Sina Weibo, the Chinese microblogging service often compared to Twitter, just filed papers for an IPO.
Rumors circulated last month that the company would soon file to go public, buoyed by the enormous valuation WhatsApp recently secured when it was bought by Facebook for $19 billion. Analysts estimated a $3-6 billion valuation for Weibo, though some reports put the expected offering even higher (paywall) at $7-8 billion.
Weibo is considered China’s virtual water cooler where citizens spread viral news stories and trade witty barbs about the country’s biggest institutions. The service has increased it monthly active users by a third last year to hit 129.1 million by December 2013. By comparison, Twitter reported 215 million monthly active users when it filed to go public last year.
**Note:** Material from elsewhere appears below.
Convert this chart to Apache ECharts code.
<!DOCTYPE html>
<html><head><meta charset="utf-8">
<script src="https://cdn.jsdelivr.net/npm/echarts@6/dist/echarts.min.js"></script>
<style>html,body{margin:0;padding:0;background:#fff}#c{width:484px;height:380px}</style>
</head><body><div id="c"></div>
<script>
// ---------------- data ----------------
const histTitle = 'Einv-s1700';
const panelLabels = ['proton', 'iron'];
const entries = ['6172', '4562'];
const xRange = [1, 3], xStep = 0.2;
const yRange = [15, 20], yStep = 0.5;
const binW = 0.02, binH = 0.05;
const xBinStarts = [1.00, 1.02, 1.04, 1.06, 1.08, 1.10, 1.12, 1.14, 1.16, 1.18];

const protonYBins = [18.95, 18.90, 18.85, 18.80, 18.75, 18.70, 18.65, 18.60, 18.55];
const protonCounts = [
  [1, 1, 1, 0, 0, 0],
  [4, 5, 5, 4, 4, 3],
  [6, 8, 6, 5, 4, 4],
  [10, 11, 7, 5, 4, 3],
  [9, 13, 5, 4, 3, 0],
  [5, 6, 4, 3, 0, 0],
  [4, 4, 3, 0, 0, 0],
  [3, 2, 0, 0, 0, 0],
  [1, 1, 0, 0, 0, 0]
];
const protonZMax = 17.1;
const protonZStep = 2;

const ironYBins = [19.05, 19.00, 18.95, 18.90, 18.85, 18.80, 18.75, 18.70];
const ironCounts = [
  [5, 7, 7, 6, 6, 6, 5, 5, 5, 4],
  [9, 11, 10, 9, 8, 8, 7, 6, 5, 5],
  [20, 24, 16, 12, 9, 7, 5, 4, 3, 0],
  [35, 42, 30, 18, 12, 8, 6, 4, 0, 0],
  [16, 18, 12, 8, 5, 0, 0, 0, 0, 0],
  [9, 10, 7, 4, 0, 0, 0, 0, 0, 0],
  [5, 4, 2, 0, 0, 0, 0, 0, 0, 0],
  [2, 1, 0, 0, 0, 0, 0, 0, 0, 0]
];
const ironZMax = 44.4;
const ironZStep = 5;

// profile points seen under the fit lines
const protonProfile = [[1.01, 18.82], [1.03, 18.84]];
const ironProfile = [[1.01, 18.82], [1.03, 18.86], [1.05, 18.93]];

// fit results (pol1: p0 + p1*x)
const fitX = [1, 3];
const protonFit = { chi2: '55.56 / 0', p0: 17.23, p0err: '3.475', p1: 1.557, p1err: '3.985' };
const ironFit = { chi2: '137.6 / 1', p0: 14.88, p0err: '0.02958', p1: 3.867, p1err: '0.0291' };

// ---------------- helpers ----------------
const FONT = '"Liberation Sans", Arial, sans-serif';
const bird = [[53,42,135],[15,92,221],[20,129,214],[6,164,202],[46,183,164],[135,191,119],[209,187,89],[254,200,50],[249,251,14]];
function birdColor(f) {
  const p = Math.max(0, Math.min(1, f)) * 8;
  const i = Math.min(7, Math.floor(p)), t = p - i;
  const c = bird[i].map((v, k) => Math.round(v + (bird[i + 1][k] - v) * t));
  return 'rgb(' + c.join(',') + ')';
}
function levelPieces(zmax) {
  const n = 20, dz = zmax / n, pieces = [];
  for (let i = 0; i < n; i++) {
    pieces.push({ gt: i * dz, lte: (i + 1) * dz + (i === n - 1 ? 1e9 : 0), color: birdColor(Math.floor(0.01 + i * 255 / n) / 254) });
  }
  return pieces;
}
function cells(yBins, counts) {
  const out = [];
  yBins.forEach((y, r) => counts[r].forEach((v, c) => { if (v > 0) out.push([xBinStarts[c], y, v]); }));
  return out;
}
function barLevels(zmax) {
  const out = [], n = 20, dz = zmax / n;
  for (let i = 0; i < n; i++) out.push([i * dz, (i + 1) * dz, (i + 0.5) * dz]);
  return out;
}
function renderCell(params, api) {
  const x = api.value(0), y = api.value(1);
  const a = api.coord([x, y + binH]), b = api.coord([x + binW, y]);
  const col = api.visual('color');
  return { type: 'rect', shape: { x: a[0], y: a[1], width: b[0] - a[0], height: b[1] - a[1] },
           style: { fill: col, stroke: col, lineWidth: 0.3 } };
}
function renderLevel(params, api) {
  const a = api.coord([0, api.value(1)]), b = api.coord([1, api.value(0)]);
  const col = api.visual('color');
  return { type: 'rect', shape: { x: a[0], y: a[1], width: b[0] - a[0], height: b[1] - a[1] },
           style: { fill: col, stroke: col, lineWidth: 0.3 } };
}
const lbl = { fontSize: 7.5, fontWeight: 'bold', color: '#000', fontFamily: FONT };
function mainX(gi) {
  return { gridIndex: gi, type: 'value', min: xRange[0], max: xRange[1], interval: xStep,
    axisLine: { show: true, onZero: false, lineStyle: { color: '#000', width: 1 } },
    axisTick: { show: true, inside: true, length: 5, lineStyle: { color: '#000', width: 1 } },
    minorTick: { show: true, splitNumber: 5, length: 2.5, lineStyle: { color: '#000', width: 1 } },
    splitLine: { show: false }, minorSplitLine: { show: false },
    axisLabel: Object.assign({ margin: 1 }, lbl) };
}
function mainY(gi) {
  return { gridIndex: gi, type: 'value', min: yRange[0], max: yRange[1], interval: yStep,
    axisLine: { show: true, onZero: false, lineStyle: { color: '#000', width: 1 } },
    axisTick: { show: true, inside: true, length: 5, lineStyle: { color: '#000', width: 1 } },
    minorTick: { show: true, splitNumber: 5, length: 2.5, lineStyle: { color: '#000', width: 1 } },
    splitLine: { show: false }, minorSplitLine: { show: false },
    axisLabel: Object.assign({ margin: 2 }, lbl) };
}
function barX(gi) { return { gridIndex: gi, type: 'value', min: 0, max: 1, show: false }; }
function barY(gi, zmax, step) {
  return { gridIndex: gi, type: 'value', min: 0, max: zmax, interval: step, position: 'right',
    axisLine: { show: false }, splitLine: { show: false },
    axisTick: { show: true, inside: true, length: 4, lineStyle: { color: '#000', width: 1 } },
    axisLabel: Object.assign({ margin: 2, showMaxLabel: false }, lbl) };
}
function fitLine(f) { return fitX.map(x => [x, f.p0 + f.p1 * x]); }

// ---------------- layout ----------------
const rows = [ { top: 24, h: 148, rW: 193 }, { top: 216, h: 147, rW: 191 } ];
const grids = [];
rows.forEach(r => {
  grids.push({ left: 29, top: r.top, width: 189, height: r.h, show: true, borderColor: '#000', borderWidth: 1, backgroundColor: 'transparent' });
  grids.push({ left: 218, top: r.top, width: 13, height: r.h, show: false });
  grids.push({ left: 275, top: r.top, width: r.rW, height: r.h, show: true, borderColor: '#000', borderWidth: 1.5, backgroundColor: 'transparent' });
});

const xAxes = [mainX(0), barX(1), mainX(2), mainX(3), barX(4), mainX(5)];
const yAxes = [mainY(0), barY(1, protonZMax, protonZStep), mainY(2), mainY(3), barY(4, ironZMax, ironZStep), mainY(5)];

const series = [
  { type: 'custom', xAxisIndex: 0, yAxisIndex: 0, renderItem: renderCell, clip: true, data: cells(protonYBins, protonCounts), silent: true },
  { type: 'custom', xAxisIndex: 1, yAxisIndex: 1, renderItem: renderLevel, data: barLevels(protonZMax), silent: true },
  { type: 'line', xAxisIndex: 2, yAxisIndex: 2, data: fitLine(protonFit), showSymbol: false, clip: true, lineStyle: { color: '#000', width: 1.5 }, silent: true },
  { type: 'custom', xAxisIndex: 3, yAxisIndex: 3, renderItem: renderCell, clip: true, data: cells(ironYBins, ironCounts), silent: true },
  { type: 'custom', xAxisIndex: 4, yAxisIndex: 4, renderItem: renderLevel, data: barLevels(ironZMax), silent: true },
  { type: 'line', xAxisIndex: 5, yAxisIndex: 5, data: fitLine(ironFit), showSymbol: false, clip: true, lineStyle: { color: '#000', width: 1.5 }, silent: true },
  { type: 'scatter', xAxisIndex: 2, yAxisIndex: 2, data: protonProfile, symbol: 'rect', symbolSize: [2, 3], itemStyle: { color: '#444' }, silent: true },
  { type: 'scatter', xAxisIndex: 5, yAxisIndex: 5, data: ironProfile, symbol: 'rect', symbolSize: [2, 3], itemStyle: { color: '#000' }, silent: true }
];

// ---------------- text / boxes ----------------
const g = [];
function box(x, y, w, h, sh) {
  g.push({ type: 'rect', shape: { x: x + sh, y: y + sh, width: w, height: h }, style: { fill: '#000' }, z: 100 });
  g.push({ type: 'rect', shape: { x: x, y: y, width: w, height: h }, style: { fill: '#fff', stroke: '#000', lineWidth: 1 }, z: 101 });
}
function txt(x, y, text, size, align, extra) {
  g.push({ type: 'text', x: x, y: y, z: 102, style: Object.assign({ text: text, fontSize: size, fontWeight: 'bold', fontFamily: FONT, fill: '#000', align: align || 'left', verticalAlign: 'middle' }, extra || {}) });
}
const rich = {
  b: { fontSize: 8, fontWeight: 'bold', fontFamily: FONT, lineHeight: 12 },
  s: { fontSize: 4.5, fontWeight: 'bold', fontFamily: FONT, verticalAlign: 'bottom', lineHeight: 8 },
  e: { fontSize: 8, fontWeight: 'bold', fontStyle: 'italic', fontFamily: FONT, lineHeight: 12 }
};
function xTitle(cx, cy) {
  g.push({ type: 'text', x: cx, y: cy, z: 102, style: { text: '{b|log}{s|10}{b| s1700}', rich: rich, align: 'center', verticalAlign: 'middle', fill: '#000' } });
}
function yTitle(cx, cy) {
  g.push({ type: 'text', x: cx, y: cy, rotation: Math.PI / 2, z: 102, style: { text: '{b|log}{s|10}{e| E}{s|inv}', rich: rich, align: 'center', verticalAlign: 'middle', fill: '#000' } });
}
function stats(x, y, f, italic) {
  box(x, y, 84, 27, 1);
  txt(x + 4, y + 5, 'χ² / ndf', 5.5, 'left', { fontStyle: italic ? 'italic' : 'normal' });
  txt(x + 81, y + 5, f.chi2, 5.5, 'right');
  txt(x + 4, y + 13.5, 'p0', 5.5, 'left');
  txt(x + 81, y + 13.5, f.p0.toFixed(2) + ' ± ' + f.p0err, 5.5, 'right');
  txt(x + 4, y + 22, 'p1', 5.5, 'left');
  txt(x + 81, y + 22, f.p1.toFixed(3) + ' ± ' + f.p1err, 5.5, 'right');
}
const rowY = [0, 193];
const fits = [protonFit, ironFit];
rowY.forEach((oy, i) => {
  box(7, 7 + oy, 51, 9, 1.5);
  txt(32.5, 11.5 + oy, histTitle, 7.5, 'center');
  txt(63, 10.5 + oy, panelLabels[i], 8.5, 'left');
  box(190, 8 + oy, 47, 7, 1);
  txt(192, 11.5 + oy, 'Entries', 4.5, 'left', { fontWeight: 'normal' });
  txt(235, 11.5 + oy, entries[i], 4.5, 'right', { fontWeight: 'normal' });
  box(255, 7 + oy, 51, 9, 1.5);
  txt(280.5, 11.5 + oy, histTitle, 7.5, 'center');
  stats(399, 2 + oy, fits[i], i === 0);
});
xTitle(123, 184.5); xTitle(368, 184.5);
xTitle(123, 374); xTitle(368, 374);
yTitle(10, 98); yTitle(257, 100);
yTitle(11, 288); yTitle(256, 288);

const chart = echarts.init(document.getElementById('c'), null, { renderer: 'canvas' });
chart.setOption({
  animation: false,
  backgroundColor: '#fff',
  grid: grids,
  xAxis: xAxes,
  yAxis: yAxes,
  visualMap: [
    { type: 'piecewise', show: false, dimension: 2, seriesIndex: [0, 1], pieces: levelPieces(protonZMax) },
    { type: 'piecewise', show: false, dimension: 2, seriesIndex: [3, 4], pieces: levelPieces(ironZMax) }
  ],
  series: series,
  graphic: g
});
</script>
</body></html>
Weibo says that it wants to jumpstart its user base by focusing on improving its mobile functionality and training its growth on the China, which boasts a population of 1.3 billion as of 2012—quadruple the size of the US population.
So far Weibo isn’t profitable but its IPO papers showed that its losses are shrinking. Net revenues narrowed from $38 million last year, compared to a $117 million in 2011, for example.
However, it also shed a huge number of users earlier this year amid concerns about censorship. The company which kicked off just more around four years ago, said its microblogging services generated about 78.8% of its revenues from marketing and advertising 12% from “game-related” services and nearly 6% of revenues from its premium membership service.
Censorship is cited as a risk factor in the filing (p36). ”The PRC government has adopted regulations governing internet access and the distribution of information over the internet….Failure to comply with these requirements may result in the revocation of licenses to provide internet content and other licenses and the closure of the concerned websites. The website operator may also be held liable for such censored information displayed on or linked to the website.”
Alibaba, China’s e-commerce behemoth, which is expected to launch its own IPO in coming months, owns 18% of the company, with an option to raise it to 30%.